Clinton and his lawyers knew this. That’s why the president paid Paula Jones nearly one million dollars to settle her sex discrimination claim.

Hill’s statement is all the more staggering because she never experienced adverse employment consequences due to Clarence Thomas’ alleged sex-related comments to her. This didn’t stop her accusing him, many years after the fact, of sexually harassing her.

Hill’s willingness to apologize for gross sexual misconduct didn’t end with the Paula Jones case. When it came to Monica Lewinsky, Hill tried to play down the scandal as “an office affair.” In a New York Times op-ed, Hill claimed that even comparing the allegations against Clinton to those against Clarence Thomas (or former Senator Bob Packwood) was “at best misguided, and at worst dangerous.”

The substance of sex-related accusations against President Clinton differs dramatically from those raised against Justice Thomas or Mr. Packwood. . .In the case of Mr. Packwood and Mr. Thomas, the accusations involved sexual harassment.
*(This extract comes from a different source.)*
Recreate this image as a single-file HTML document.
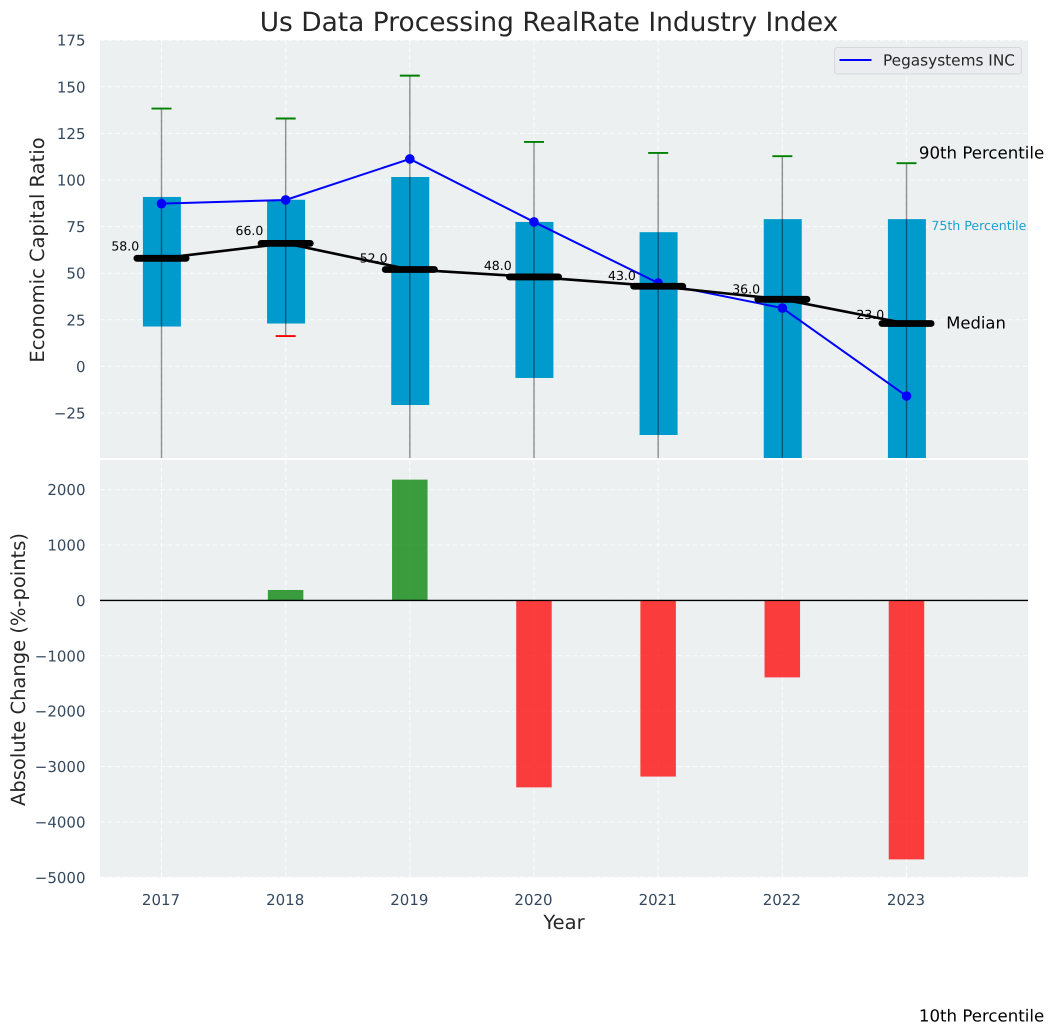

To equate those allegations with an office affair is to trivialize issues of sexual predation that women face in the workplace and on the street. Nor are the situations morally equivalent.

Readers can decide which is more “predatory” — talking about pornography with a subordinate (Hill’s core allegation, never corroborated, against Thomas) or receiving oral sex from a 22 year-old intern.

Hill seems to have rethought her pitiful defense of Clinton’s behavior towards Lewinsky. Last year, she told Time Magazine:

Even if [the oral sex Clinton received from Lewinsky] was consensual, that power imbalance was damaging. . .And that to me was one of the issues we miss when we say it’s two people with a power imbalance, but it was consensual. I’m not willing to let it go at that.

(Emphasis added)

But she was when it counted — back when Clinton was in the dock.

There’s talk these days about a “reckoning for Bill Clinton.” We also need a reckoning for Anita Hill.